▸ **WHAT THE TASK ASKS**
For this exercise, repeat all of the material verbatim apart from its images.

— START —

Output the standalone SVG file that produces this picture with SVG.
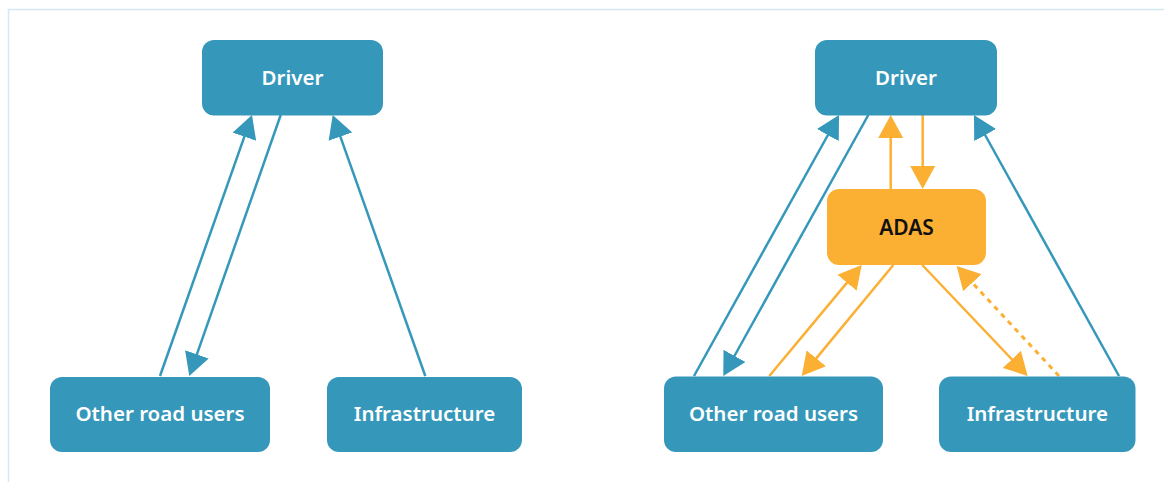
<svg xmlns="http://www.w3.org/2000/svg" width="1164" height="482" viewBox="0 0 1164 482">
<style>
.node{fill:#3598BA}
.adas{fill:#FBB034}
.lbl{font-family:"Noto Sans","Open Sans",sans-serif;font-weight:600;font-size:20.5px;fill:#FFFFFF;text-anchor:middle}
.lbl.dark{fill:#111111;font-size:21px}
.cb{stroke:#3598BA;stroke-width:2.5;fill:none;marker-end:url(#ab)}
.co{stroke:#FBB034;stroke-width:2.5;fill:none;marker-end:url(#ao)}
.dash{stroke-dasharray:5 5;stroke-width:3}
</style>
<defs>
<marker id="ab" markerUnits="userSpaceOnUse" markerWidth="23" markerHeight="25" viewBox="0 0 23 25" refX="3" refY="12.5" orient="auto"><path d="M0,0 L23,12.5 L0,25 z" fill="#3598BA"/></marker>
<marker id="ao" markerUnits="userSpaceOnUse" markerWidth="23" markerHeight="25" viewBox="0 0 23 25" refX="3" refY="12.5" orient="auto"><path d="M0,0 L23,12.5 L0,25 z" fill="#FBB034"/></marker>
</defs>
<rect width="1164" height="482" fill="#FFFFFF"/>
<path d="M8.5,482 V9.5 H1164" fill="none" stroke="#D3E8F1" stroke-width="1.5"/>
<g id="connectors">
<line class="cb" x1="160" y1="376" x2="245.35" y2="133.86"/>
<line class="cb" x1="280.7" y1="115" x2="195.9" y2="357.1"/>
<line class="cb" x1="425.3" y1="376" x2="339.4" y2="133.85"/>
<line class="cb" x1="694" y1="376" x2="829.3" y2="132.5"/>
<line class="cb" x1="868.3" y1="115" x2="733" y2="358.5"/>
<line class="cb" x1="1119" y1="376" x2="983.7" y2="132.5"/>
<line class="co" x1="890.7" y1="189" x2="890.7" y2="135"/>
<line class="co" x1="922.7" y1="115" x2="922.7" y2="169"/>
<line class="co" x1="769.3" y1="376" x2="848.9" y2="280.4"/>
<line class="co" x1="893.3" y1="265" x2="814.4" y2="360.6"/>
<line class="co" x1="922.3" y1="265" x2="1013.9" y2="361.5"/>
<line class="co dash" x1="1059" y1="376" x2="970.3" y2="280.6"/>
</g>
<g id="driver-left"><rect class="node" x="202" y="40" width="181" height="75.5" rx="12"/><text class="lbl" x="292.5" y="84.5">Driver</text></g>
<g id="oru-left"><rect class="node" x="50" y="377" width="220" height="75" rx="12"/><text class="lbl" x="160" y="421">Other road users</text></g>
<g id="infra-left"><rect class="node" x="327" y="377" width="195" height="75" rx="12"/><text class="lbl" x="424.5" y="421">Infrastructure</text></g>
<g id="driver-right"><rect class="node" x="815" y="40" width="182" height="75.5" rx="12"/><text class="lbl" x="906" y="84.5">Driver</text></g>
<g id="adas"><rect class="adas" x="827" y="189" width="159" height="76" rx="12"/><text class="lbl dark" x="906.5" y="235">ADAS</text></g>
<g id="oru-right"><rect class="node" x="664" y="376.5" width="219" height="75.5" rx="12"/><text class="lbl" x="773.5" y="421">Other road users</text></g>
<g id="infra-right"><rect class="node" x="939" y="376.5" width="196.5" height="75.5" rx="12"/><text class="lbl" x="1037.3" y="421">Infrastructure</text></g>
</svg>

— END —

▸ **EXPECTED OUTPUT**
Output the standalone SVG file that produces this picture with SVG.
<svg xmlns="http://www.w3.org/2000/svg" width="1164" height="482" viewBox="0 0 1164 482">
<style>
.node{fill:#3598BA}
.adas{fill:#FBB034}
.lbl{font-family:"Noto Sans","Open Sans",sans-serif;font-weight:600;font-size:20.5px;fill:#FFFFFF;text-anchor:middle}
.lbl.dark{fill:#111111;font-size:21px}
.cb{stroke:#3598BA;stroke-width:2.5;fill:none;marker-end:url(#ab)}
.co{stroke:#FBB034;stroke-width:2.5;fill:none;marker-end:url(#ao)}
.dash{stroke-dasharray:5 5;stroke-width:3}
</style>
<defs>
<marker id="ab" markerUnits="userSpaceOnUse" markerWidth="23" markerHeight="25" viewBox="0 0 23 25" refX="3" refY="12.5" orient="auto"><path d="M0,0 L23,12.5 L0,25 z" fill="#3598BA"/></marker>
<marker id="ao" markerUnits="userSpaceOnUse" markerWidth="23" markerHeight="25" viewBox="0 0 23 25" refX="3" refY="12.5" orient="auto"><path d="M0,0 L23,12.5 L0,25 z" fill="#FBB034"/></marker>
</defs>
<rect width="1164" height="482" fill="#FFFFFF"/>
<path d="M8.5,482 V9.5 H1164" fill="none" stroke="#D3E8F1" stroke-width="1.5"/>
<g id="connectors">
<line class="cb" x1="160" y1="376" x2="245.35" y2="133.86"/>
<line class="cb" x1="280.7" y1="115" x2="195.9" y2="357.1"/>
<line class="cb" x1="425.3" y1="376" x2="339.4" y2="133.85"/>
<line class="cb" x1="694" y1="376" x2="829.3" y2="132.5"/>
<line class="cb" x1="868.3" y1="115" x2="733" y2="358.5"/>
<line class="cb" x1="1119" y1="376" x2="983.7" y2="132.5"/>
<line class="co" x1="890.7" y1="189" x2="890.7" y2="135"/>
<line class="co" x1="922.7" y1="115" x2="922.7" y2="169"/>
<line class="co" x1="769.3" y1="376" x2="848.9" y2="280.4"/>
<line class="co" x1="893.3" y1="265" x2="814.4" y2="360.6"/>
<line class="co" x1="922.3" y1="265" x2="1013.9" y2="361.5"/>
<line class="co dash" x1="1059" y1="376" x2="970.3" y2="280.6"/>
</g>
<g id="driver-left"><rect class="node" x="202" y="40" width="181" height="75.5" rx="12"/><text class="lbl" x="292.5" y="84.5">Driver</text></g>
<g id="oru-left"><rect class="node" x="50" y="377" width="220" height="75" rx="12"/><text class="lbl" x="160" y="421">Other road users</text></g>
<g id="infra-left"><rect class="node" x="327" y="377" width="195" height="75" rx="12"/><text class="lbl" x="424.5" y="421">Infrastructure</text></g>
<g id="driver-right"><rect class="node" x="815" y="40" width="182" height="75.5" rx="12"/><text class="lbl" x="906" y="84.5">Driver</text></g>
<g id="adas"><rect class="adas" x="827" y="189" width="159" height="76" rx="12"/><text class="lbl dark" x="906.5" y="235">ADAS</text></g>
<g id="oru-right"><rect class="node" x="664" y="376.5" width="219" height="75.5" rx="12"/><text class="lbl" x="773.5" y="421">Other road users</text></g>
<g id="infra-right"><rect class="node" x="939" y="376.5" width="196.5" height="75.5" rx="12"/><text class="lbl" x="1037.3" y="421">Infrastructure</text></g>
</svg>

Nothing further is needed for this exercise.